The book offered an excellent insight into how mothers are at risk from their environment, rather than birth itself, but it would have been very much enhanced by actually exploring how the conditions under which these women were living, becoming pregnant, birthing and raising their children affect their life expectancy and their safety. It is a shame that for many of the stories the part of the situation that was highlighted was the poor access to medical care, without mentioning that if the women were healthy, safe, well-nourished, freed from genital mutilation and with access to sanitation and clean water in their day-to-day lives, they would need a lot less rescuing with medical attention.

It struck me that if one in 30 women in the world's poorest nations actually die from birth, this is indeed appalling. The stories, however, highlight how women are being deprived of the most basic of needs and this is the real concern. When women are endangered because roads are being blown up in war zones, thus denying them a safe transfer in the event of an emergency, that has nothing to do with the safety of the birth process; the woman would have been in equal danger from a roadblock had her injury been a knife wound or a snake bite.

Women are experiencing deadly postpartum haemorrhage because they are seriously anaemic. This is not due to the woman not caring for herself or any danger inherent in pregnancy or birth, but because of the economic and social climate in which she lives. Things such as the land not being irrigated adequately to offer her a healthy diet and inadequate access to clean drinking water are deadly, yet this book makes no mention of that, preferring instead to blame pregnancy and birth. Women are working hard at, or even below, the very limit of adequate nutrition, and it is the poor nutrition that is taking its toll, not the physical work or pregnancy.

Undoubtedly there are some very dedicated professionals who are working to save women and babies, but they are saving them from the catastrophic effects of poor living conditions, war, economic and environmental disasters, corrupt governments and a general devaluing of women and children, rather than from the dangers of birthing itself.

The tradition of herbal remedies amongst birthing attendants is probably less of a concern than the use of modern medical methods amongst those who have not had access to basic education, are unable to read instructions and have no hands-on wisdom to guide safe use. This is not because birth, traditional medicine or traditional attendants are dangerous, it is the volatile cocktail of low education due to control of government monies combined with only part of the technology needed to complete a task. Again this is more like the situation where tractors are provided without fuel, preventing their proper use, than it is a statement on the safety of childbirth or traditional attendants.

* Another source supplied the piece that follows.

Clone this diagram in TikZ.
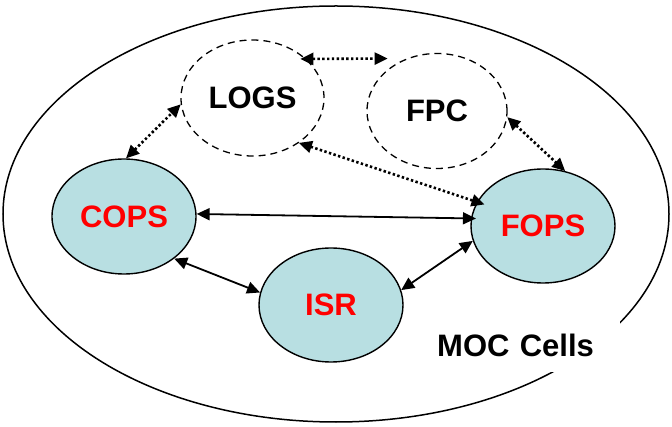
\documentclass[tikz,border=0pt]{standalone}
\usepackage{fontspec}
\setmainfont{Liberation Sans}
\usetikzlibrary{shapes.geometric,arrows.meta}
\definecolor{cellfill}{RGB}{184,223,226}
\begin{document}
\begin{tikzpicture}[x=1pt,y=-1pt,
  lbl/.style={font=\fontsize{31}{36}\selectfont\bfseries},
  cell/.style={ellipse,draw=black,line width=1.4pt,fill=cellfill,inner sep=0pt,
    minimum width=144pt,minimum height=115pt,lbl,text=red},
  ghost/.style={ellipse,draw=black,line width=1.3pt,dash pattern=on 7pt off 5pt,
    inner sep=0pt,minimum width=143pt,minimum height=116pt,lbl},
  both/.style={{Triangle[length=13pt,width=12pt]}-{Triangle[length=13pt,width=12pt]}},
  solidlink/.style={both,line width=1.8pt},
  dotlink/.style={both,line width=2.6pt,dash pattern=on 2.4pt off 2.4pt}]
\useasboundingbox (0,0) rectangle (672,427);
\draw[line width=1.5pt] (336,214) ellipse [x radius=333, y radius=208];
\node (moc) [lbl,fill=white,inner sep=0pt,anchor=west,minimum height=54pt,
  text width=192pt,align=left] at (428,345) {\hspace*{9pt}MOC Cells};
\node (logs) [ghost] at (252.5,98) {LOGS};
\node (fpc) [ghost,minimum width=140pt,minimum height=115pt] at (437,111) {FPC};
\node (cops) [cell] at (124,216.5) {COPS};
\node (isr) [cell,minimum height=114pt] at (331,305) {ISR};
\node (fops) [cell,minimum height=114pt] at (543,226) {FOPS};
\draw[dotlink,shorten <=-6pt,shorten >=19pt] (logs.36) -- (fpc.120);
\draw[dotlink] (cops.88) -- (logs.185);
\draw[dotlink,shorten >=-8pt] (logs.316) -- (fops.160);
\draw[dotlink] (fpc.355) -- (fops.68);
\draw[solidlink,shorten >=-5pt] (cops.2) -- (fops.174);
\draw[solidlink] (cops.320) -- (isr.170);
\draw[solidlink] (isr.12) -- (fops.192);
\end{tikzpicture}
\end{document}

This book indeed highlights not the need for increased medicalisation of birth, but the acknowledgement of all those things that hinder the woman from safe birthing process, and if help is needed, how man again hinders this assistance. Sadly, this book does not explore these themes in any depth, and for me, that is a major omission.

For this country, there is much to learn. With a mind trained for critical analysis, if in the worst-case scenario suggested by this book, 1 in 30 (3.33%) women were really to die from birth itself (rather than environmental factors affecting birthing women), then why is our caesarean surgery rate 25%, almost 10 times that rate when we are well-nourished, safe and well-housed? Given even the most cautious of practice, on the basis of evidence presented in this book a 5% caesarean rate would be just about justifiable to 'save' women's lives. This evidence strongly suggests that the high-income countries' high intervention rates are quite possibly the reasons behind their high caesarean rates, rather than the 'risky' business of birth itself.

In all, a book with more questions than answers, but an interesting read all the same.